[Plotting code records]
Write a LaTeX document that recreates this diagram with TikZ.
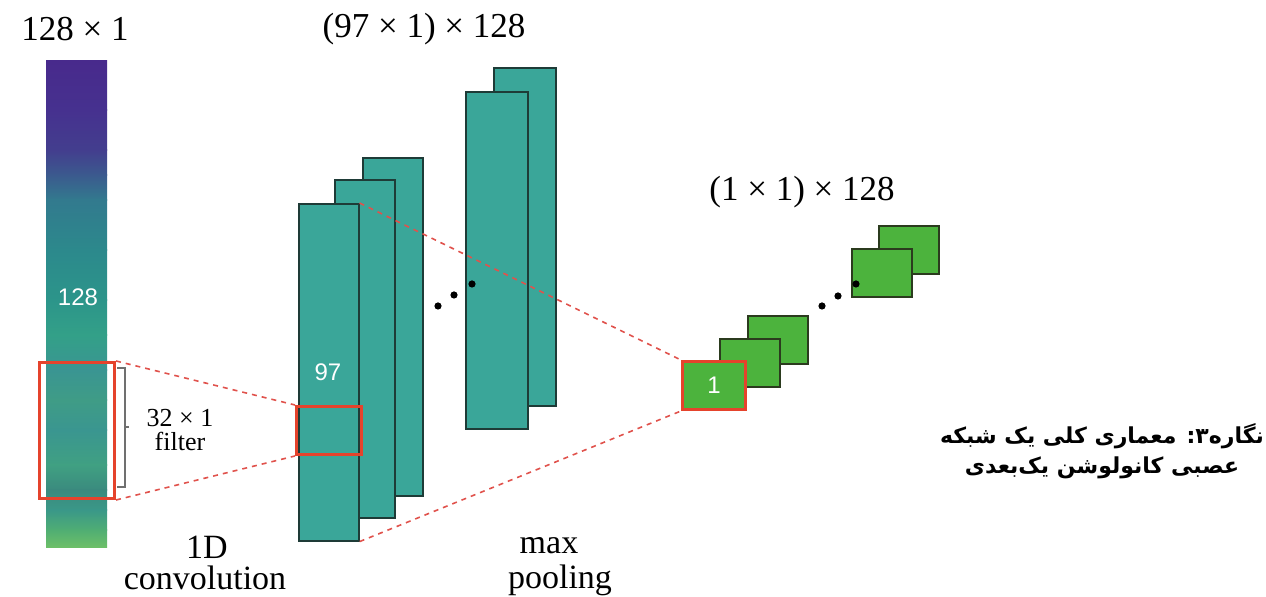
\documentclass[tikz,border=0pt]{standalone}
\usepackage{fontspec}
\setmainfont{Liberation Serif}
\newfontfamily\numfont{Liberation Sans}
\newfontfamily\farsifont[Script=Arabic]{DejaVu Sans}
\TeXXeTstate=1
\definecolor{fmapc}{HTML}{3AA699}
\definecolor{fborder}{HTML}{1E3B37}
\definecolor{gboxc}{HTML}{4CB33D}
\definecolor{gborder}{HTML}{2B3B1E}
\definecolor{redbox}{HTML}{E5432C}
\definecolor{reddash}{HTML}{E0524C}
\definecolor{bracketc}{HTML}{707070}
\definecolor{v0}{HTML}{482A8C}
\definecolor{v1}{HTML}{46318F}
\definecolor{v2}{HTML}{433E8E}
\definecolor{v3}{HTML}{3B5A8E}
\definecolor{v4}{HTML}{327A8E}
\definecolor{v5}{HTML}{2C898C}
\definecolor{v6}{HTML}{2C958A}
\definecolor{v7}{HTML}{33A088}
\definecolor{v8}{HTML}{3A9592}
\definecolor{v9}{HTML}{3F9C86}
\definecolor{v10}{HTML}{3A9690}
\definecolor{v11}{HTML}{40A082}
\definecolor{v12}{HTML}{3A8A7E}
\definecolor{v13}{HTML}{3A9888}
\definecolor{v14}{HTML}{50AE73}
\definecolor{v15}{HTML}{6DC068}
\tikzset{
  fmap/.style={draw=fborder, fill=fmapc, line width=0.8pt, anchor=north west, inner sep=0pt, minimum width=30pt},
  gbox/.style={draw=gborder, fill=gboxc, line width=0.8pt, anchor=north west, inner sep=0pt, minimum width=30pt, minimum height=24pt},
  redframe/.style={draw=redbox, line width=1.5pt, anchor=north west, inner sep=0pt},
  rdash/.style={draw=reddash, line width=0.8pt, dash pattern=on 2.5pt off 2.5pt},
  lab/.style={font=\fontsize{17.5}{20}\selectfont, inner sep=0pt},
  blab/.style={font=\fontsize{17}{20}\selectfont, inner sep=0pt},
  wnum/.style={text=white, font=\numfont\fontsize{12}{14}\selectfont, inner sep=0pt},
  dotc/.style={fill=black, circle, inner sep=0pt, minimum size=3.6pt},
}
\begin{document}
\begin{tikzpicture}[x=0.5pt, y=-0.5pt]
\path[use as bounding box] (0,0) rectangle (1266,597);
% input column
\node[anchor=north west, inner sep=0pt, minimum width=30.5pt, minimum height=243pt] (col) at (46,61) {};
\foreach \ya/\ca/\yb/\cb in {61/v0/110/v1, 110/v1/150/v2, 150/v2/175/v3, 175/v3/200/v4, 200/v4/250/v5, 250/v5/300/v6, 300/v6/335/v7, 335/v7/370/v8, 370/v8/400/v9, 400/v9/430/v10, 430/v10/465/v11, 465/v11/490/v12, 490/v12/510/v13, 510/v13/530/v14, 530/v14/547/v15}
  \shade[top color=\ca, bottom color=\cb] (46,\ya) rectangle (107,\yb+0.5);
\node[wnum] (n128) at (78,297) {128};
% filter frame
\node[redframe, minimum width=37.5pt, minimum height=68pt] (filt) at (38,361) {};
% bracket
\coordinate (bt) at (125,368);
\coordinate (bb) at (125,487);
\coordinate (bm) at (125,427);
\draw[bracketc, line width=0.6pt] ([xshift=-4pt]bt) -- (bt) -- (bb) -- ([xshift=-4pt]bb);
\draw[bracketc, line width=0.6pt] (bm) -- ([xshift=2pt]bm);
\node[font=\fontsize{13}{12}\selectfont, align=center, inner sep=0pt] (flab) at (180,430) {32 × 1\\filter};
% conv feature maps
\node[fmap, minimum height=169pt] (c3) at (362,157) {};
\node[fmap, minimum height=169pt] (c2) at (334,179) {};
\node[fmap, minimum height=168.5pt] (c1) at (298,203) {};
\node[wnum] (n97) at (328,372) {97};
\node[redframe, minimum width=32.5pt, minimum height=24pt] (cbox) at (295,405) {};
% pooled maps
\node[fmap, minimum width=31pt, minimum height=169pt] (p2) at (493,67) {};
\node[fmap, minimum width=31pt, minimum height=168.5pt] (p1) at (465,91) {};
\node[dotc] (d1) at (438,306) {};
\node[dotc] (d2) at (454,295) {};
\node[dotc] (d3) at (472,284) {};
% green outputs
\node[gbox] (g5) at (878,225) {};
\node[gbox] (g4) at (851,248) {};
\node[gbox] (g3) at (747,315) {};
\node[gbox] (g2) at (719,338) {};
\node[gbox, draw=redbox, line width=1.5pt, minimum width=31.5pt] (g1) at (681,360) {\numfont\fontsize{12}{14}\selectfont\textcolor{white}{1}};
\node[dotc] (e1) at (822,306) {};
\node[dotc] (e2) at (838,296) {};
\node[dotc] (e3) at (856,284) {};
% dashed connectors
\draw[rdash] (filt.north east) -- (cbox.north west);
\draw[rdash] (filt.south east) -- (cbox.south west);
\draw[rdash] (c1.north east) -- (g1.north west);
\draw[rdash] (c1.south east) -- (g1.south west);
% labels
\node[lab] (l1) at (75,29) {128 × 1};
\node[lab] (l2) at (424,29) {(97 × 1) × 128};
\node[lab] (l3) at (802,192) {(1 × 1) × 128};
\node[blab] (l4a) at (207,547) {1D};
\node[blab] (l4b) at (205,578) {convolution};
\node[blab] (l5a) at (549,546) {max};
\node[blab] (l5b) at (560,580) {pooling};
% caption
\node[font=\farsifont\bfseries\fontsize{11}{15}\selectfont, align=center, inner sep=0pt] (cap) at (1102,451)
  {\beginR نگاره۳:  معماری کلی یک شبکه\endR\\\beginR عصبی کانولوشن یک‌بعدی\endR};
\end{tikzpicture}
\end{document}
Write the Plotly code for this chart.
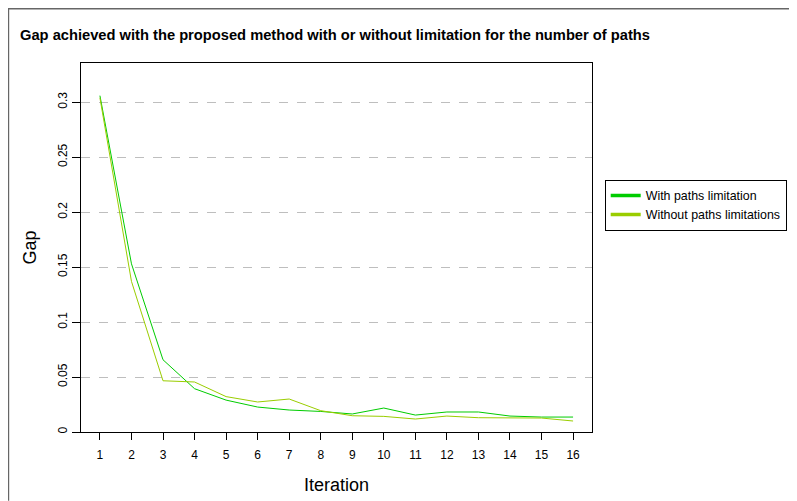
import plotly.graph_objects as go

iterations = list(range(1, 17))
with_limit = [0.306, 0.153, 0.0657, 0.0394, 0.029, 0.0227, 0.020, 0.0187,
              0.0164, 0.0218, 0.0154, 0.0182, 0.0182, 0.0145, 0.0136, 0.0136]
without_limit = [0.304, 0.137, 0.0466, 0.0455, 0.0322, 0.0273, 0.030, 0.0194,
                 0.0148, 0.0142, 0.0118, 0.0145, 0.013, 0.0127, 0.0127, 0.010]
series_names = ["With paths limitation", "Without paths limitations"]
colors = ["#00CC00", "#9ACD00"]
y_ticks = [0, 0.05, 0.1, 0.15, 0.2, 0.25, 0.3]
y_tick_text = ["0", "0.05", "0.1", "0.15", "0.2", "0.25", "0.3"]

# page has an 8px body margin; work in figure coordinates
W, H = 789, 493
L, R, T, B = 73.3, 584.3, 55.0, 424.3
PW, PH = R - L, B - T

font = "Liberation Sans, Arial, sans-serif"
fig = go.Figure()
for name, vals, col in zip(series_names, [with_limit, without_limit], colors):
    fig.add_trace(go.Scatter(x=iterations, y=vals, mode="lines", name=name,
                             line=dict(color=col, width=1), showlegend=False))
for name, col in zip(series_names, colors):
    fig.add_trace(go.Scatter(x=[None], y=[None], mode="lines", name=name,
                             line=dict(color=col, width=3.5), showlegend=True))

fig.update_layout(
    width=W, height=H,
    margin=dict(l=L, r=W - R, t=T, b=H - B, autoexpand=False),
    paper_bgcolor="white", plot_bgcolor="white",
    font=dict(family=font, color="black", size=12),
    title=dict(text="<b>Gap achieved with the proposed method with or without limitation for the number of paths</b>",
               x=12 / W, xanchor="left", y=1 - 27 / H, yanchor="middle",
               font=dict(size=14.7, family=font)),
    legend=dict(x=(597 - L) / PW, xanchor="left", y=(B - 172) / PH, yanchor="top",
                bordercolor="black", borderwidth=1, bgcolor="white",
                font=dict(size=12.4, family=font), tracegroupgap=0,
                itemwidth=30),
    xaxis=dict(range=[0.4, 16.6], tickmode="array", tickvals=iterations,
               ticktext=[str(i) for i in iterations], showgrid=False,
               zeroline=False, showline=True, linecolor="black", linewidth=1,
               mirror=True, ticks="outside", ticklen=7, tickcolor="black",
               ticklabelstandoff=5,
               title=dict(text="Iteration", font=dict(size=18, family=font), standoff=16),
               tickfont=dict(size=12)),
    yaxis=dict(range=[0, 0.3357], tickmode="array", tickvals=y_ticks,
               ticktext=y_tick_text, tickangle=-90, showgrid=True,
               gridcolor="#BEBEBE", griddash="dash", gridwidth=1,
               zeroline=False, showline=True, linecolor="black", linewidth=1,
               mirror=True, ticks="outside", ticklen=8, tickcolor="black",
               title=dict(text="Gap", font=dict(size=18, family=font), standoff=14),
               tickfont=dict(size=12)),
    shapes=[
        dict(type="line", xref="paper", yref="paper", x0=(0 - L) / PW, x1=(W - L) / PW,
             y0=(B - 0.75) / PH, y1=(B - 0.75) / PH, line=dict(color="#666666", width=1.5)),
        dict(type="line", xref="paper", yref="paper", x0=(0.75 - L) / PW, x1=(0.75 - L) / PW,
             y0=(B - 0) / PH, y1=(B - H) / PH, line=dict(color="#666666", width=1.5)),
    ],
)
fig.write_html("out.html")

◆ WRITTEN TASK
Copy out each line in the listing that has the word "this".

◆ FINAL ANSWER
Write a LaTeX document that recreates this diagram with TikZ.
Write the Plotly code for this chart.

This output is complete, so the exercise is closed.